The FSA said the failings were the most serious they had seen
Alliance & Leicester has been fined a record £7m by the City watchdog for three years of mis-selling sales of payment protection insurance (PPI).
The Financial Services Authority said the bank had trained its staff to put pressure on customers who queried the inclusion of optional PPI in a quote.
A&L apologised for its "shortcomings" and said it would pay people back.
PPI is typically sold alongside a loan and provides cover if the debt repayments cannot be met.
A&L sold approximately 210,000 PPI policies to customers seeking a personal loan averaging £1,265 from January 2005 to the end of 2007.
The FSA said there had been a general failure by telephone advisers to give customers details of the cost of PPI.
"The failings at A&L are the most serious we have found. This is reflected in the record PPI fine," said Margaret Cole, FSA director of enforcement.
She said that customers should be able to rely on impartial advice based on their individual circumstances.
It was "particularly unacceptable", she said, for advisers to have been trained to recommend insurance that customers might not want or need.
Firms should not rely on paperwork sent out after a telephone call as an excuse for unclear or misleading statements, she added.
A&L, which is being taken over by Banco Santander, said it would be writing to customers who took out these policies at any time during the three years.
Alliance and Leicester is being taken over by Spain's Banco Santander
Overseen by accountants, it will also review any rejected complaints and claims and will pay customers back "where appropriate".
"I apologise sincerely for our shortcomings," said David Bennett, group chief executive of A&L.

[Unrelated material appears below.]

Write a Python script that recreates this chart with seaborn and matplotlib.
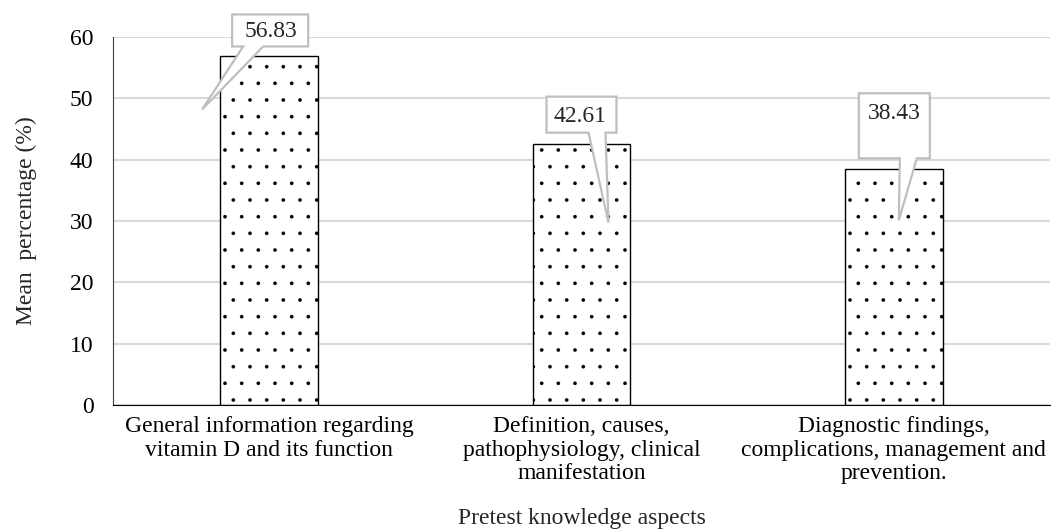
import numpy as np
import pandas as pd
import matplotlib
matplotlib.use('Agg')
import matplotlib.pyplot as plt
import matplotlib.transforms as mtransforms
from matplotlib.patches import Polygon
import seaborn as sns

# Data
aspects = ['General information regarding\nvitamin D and its function',
           'Definition, causes,\npathophysiology, clinical\nmanifestation',
           'Diagnostic findings,\ncomplications, management and\nprevention.']
mean_pct = [56.83, 42.61, 38.43]
y_ticks = [0, 10, 20, 30, 40, 50, 60]

df = pd.DataFrame({'aspect': aspects, 'mean': mean_pct})

sns.set_style('white')
plt.rcParams['font.family'] = ['Liberation Serif', 'DejaVu Serif']
plt.rcParams['hatch.linewidth'] = 0.2

FS = 17

fig = plt.figure(figsize=(10.51, 5.32), dpi=100)
ax = fig.add_axes([113 / 1051, 1 - 405 / 532, 937 / 1051, 368 / 532])

sns.barplot(data=df, x='aspect', y='mean', color='white', edgecolor='black',
            linewidth=1.0, width=0.313, ax=ax, zorder=2)
for p in ax.patches:
    p.set_hatch('.')
    p.set_facecolor('white')
    p.set_edgecolor('black')

ax.set_ylim(0, 60)
ax.set_xlim(-0.5, 2.5)
ax.set_yticks(y_ticks)
ax.yaxis.grid(True, color='#d9d9d9', linewidth=1.5, zorder=0)
ax.set_axisbelow(True)
for s in ['top', 'right']:
    ax.spines[s].set_visible(False)
ax.spines['left'].set_color('#404040')
ax.spines['bottom'].set_color('black')
ax.tick_params(axis='both', length=0, labelsize=FS, colors='black')
ax.tick_params(axis='x', pad=8)
ax.tick_params(axis='y', pad=14)
for lab in ax.get_xticklabels():
    lab.set_linespacing(1.15)
ax.set_xlabel('Pretest knowledge aspects', fontsize=FS, labelpad=17)
ax.set_ylabel('Mean  percentage (%)', fontsize=FS, labelpad=24)

# Callout geometry in pixel offsets from each bar top (box l, r, top, bottom; pointer base l, r; tip)
callouts = [
    dict(box=(-37, 39, -42, -10), base=(-26, -6), tip=(-67, 53), text=(2, -25)),
    dict(box=(-35, 35, -47, -11), base=(7, 24), tip=(27, 79), text=(-1, -27)),
    dict(box=(-35, 36, -76, -11), base=(6, 23), tip=(5, 51), text=(0, -56)),
]

for i, (val, c) in enumerate(zip(mean_pct, callouts)):
    trans = mtransforms.Affine2D().scale(1, -1) + mtransforms.ScaledTranslation(i, val, ax.transData)
    l, r, t, b = c['box']
    bl, br = c['base']
    tx, ty = c['tip']
    verts = [(l, t), (r, t), (r, b), (br, b), (tx, ty), (bl, b), (l, b)]
    poly = Polygon(verts, closed=True, facecolor='white', edgecolor='#bfbfbf',
                   linewidth=1.6, transform=trans, clip_on=False, zorder=5)
    ax.add_patch(poly)
    ax.text(c['text'][0], c['text'][1], f'{val:.2f}', transform=trans,
            ha='center', va='center', fontsize=FS, zorder=6)

fig.savefig('out.png', dpi=100)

"Customers can be assured that we are taking this matter very seriously and that we have reviewed and tightened up our processes from December 2007 to ensure that all customers get the right information and advice."
Peter Vicary-Smith, chief executive of consumer group Which?, said that it was now clear that any firm flouting the rules would be "severely punished".
"Now the fine has been set, we want everyone who was mis-sold to get their money back. This can be done by ensuring that any communications to consumers are clear and straightforward about their rights," he said.
"Anyone who has a personal loan or credit card should check whether they have a PPI policy and, if they think it was mis-sold to them, should consider making a complaint."
The FSA has previously taken action against 18 firms over poor PPI selling techniques.
These included an £840,000 fine for Liverpool Victoria Banking Services and a fine of just over £1m for HFC Bank.
A week ago, the watchdog said it was going to step up its action over the mis-selling of PPI.
"It is very disappointing that, after three years of regulation, we are still finding serious problems in PPI sales," said Ms Cole.
Last month, the Financial Ombudsman Service said it had been deluged by complaints about PPI mis-selling.
In June this year, the Competition Commission concluded that banks and credit card companies were overcharging their PPI customers by a total of £1.4bn a year.